If things stay as they are, DeHaan predicts we will see "a modest increase of a few cents per gallon over the next few weeks" and "the national average could rise maybe as much as 10 cents from this point."
"If something were to change this afternoon, all bets are off," DeHaan added.
Still, "markets won't completely go back to normal until there is an all-clear that lasts four weeks. Any new news over the next four weeks could have moderate impact on oil prices," DeHaan said.
The average gasoline price in the U.S. held steady Monday at $2.58 per gallon, the same price as a week ago, according to the American Automobile Association.
"It’s typical to see crude oil prices push more expensive amid current events," Jeanette Casselano, an AAA spokesperson, said in a statement Monday. "What this increase means in terms of retail prices is yet be seen. It depends on how expensive crude oil prices go and the duration at which it sells at a higher price point."

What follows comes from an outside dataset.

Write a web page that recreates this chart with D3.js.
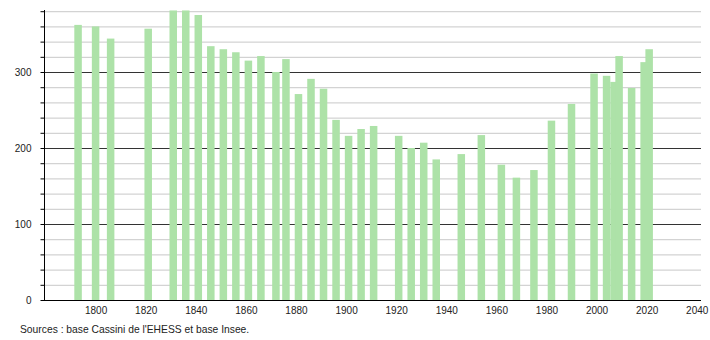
<!DOCTYPE html>
<html><head><meta charset="utf-8">
<script src="https://cdn.jsdelivr.net/npm/d3@7"></script>
<style>body{margin:0;background:#fff}svg{display:block}text{font-family:"Liberation Sans",Arial,sans-serif}</style>
</head><body>
<svg id="c" width="710" height="340"></svg>
<script>
const years = [1793,1800,1806,1821,1831,1836,1841,1846,1851,1856,1861,1866,1872,1876,1881,1886,1891,1896,1901,1906,1911,1921,1926,1931,1936,1946,1954,1962,1968,1975,1982,1990,1999,2004,2007,2009,2014,2019,2021];
const population = [362,360,344,357,381,381,375,334,330,326,315,321,300,317,271,291,278,237,216,225,229,216,200,207,185,192,217,178,161,171,236,258,298,295,287,321,279,313,330];
const xTicks = [1800,1820,1840,1860,1880,1900,1920,1940,1960,1980,2000,2020,2040];
const yTicks = [0,100,200,300];
const yMinor = [20,40,60,80,120,140,160,180,220,240,260,280,320,340,360,380];
const sourceText = "Sources : base Cassini de l'EHESS et base Insee.";

const svg = d3.select("#c");
const x = d3.scaleLinear().domain([1779.4, 2041.7]).range([44, 701]);
const y = d3.scaleLinear().domain([0, 381.6]).range([300, 10]);
const [x0, x1] = x.range();

svg.append("g").selectAll("line").data(yMinor).join("line")
  .attr("x1", x0).attr("x2", x1).attr("y1", d => y(d)+0.5).attr("y2", d => y(d)+0.5)
  .attr("stroke", "#c8c8c8").attr("stroke-width", 1);
svg.append("g").selectAll("line").data(yTicks.filter(d=>d>0)).join("line")
  .attr("x1", x0).attr("x2", x1).attr("y1", d => y(d)+0.5).attr("y2", d => y(d)+0.5)
  .attr("stroke", "#333").attr("stroke-width", 1);

const data = years.map((yr,i)=>({yr, v: population[i]}));
svg.append("g").selectAll("rect").data(data).join("rect")
  .attr("x", d => x(d.yr - 1.5)).attr("width", d => x(d.yr + 1.5) - x(d.yr - 1.5))
  .attr("y", d => y(d.v)).attr("height", d => y(0) - y(d.v))
  .attr("fill", "#ade2a8");

const ya = svg.append("g").attr("transform", `translate(${x0+0.5},0)`);
ya.call(d3.axisLeft(y).tickValues(yTicks.concat(yMinor)).tickSize(4).tickFormat(d => yTicks.includes(d) ? d : ""));
ya.select(".domain").attr("d", `M0,${y(0)}V${y.range()[1]}`).attr("stroke","#000");
ya.selectAll(".tick line").attr("stroke","#000");
ya.selectAll(".tick text").attr("font-size", 10).attr("fill","#222").attr("x", -13);

const xa = svg.append("g").attr("transform", `translate(0,${y(0)+0.5})`);
xa.call(d3.axisBottom(x).tickValues(xTicks).tickSize(0).tickFormat(d3.format("d")));
xa.select(".domain").attr("d", `M${x0},0H${x1}`).attr("stroke","#000");
xa.selectAll(".tick text").attr("font-size", 10).attr("fill","#222").attr("dy", "1.05em");

svg.append("text").attr("x", 20).attr("y", 333).attr("font-size", 10.3).attr("fill","#222").text(sourceText);
</script>
</body></html>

Gold welcomes a 'flight to haven assets amid the Middle Eastern tensions'
Gold prices, which have already been on the rise for the past few weeks, jumped because of escalating tensions in the Middle East, with some analysts predicting investors are turning to gold amid the turmoil.
"The flight to haven assets amid the Middle Eastern tensions has seen gold start 2019 with a bang," Jasper Lawler, an analyst with the London Capital Group, wrote in a memo Monday, adding that "the precious metals has hit a 7-year high."
"Gains in the last two trading days have lit a fire under a multi-day surge in gold prices that began just before Christmas," Lawler added. "The combination of a softer dollar and a flight to safety is always a recipe for gold’s success."
Lawler said his firm remains "bullish on gold" but "would suggest caution ahead of U.S. unemployment figures this week where strong jobs growth might see the dollar rebound."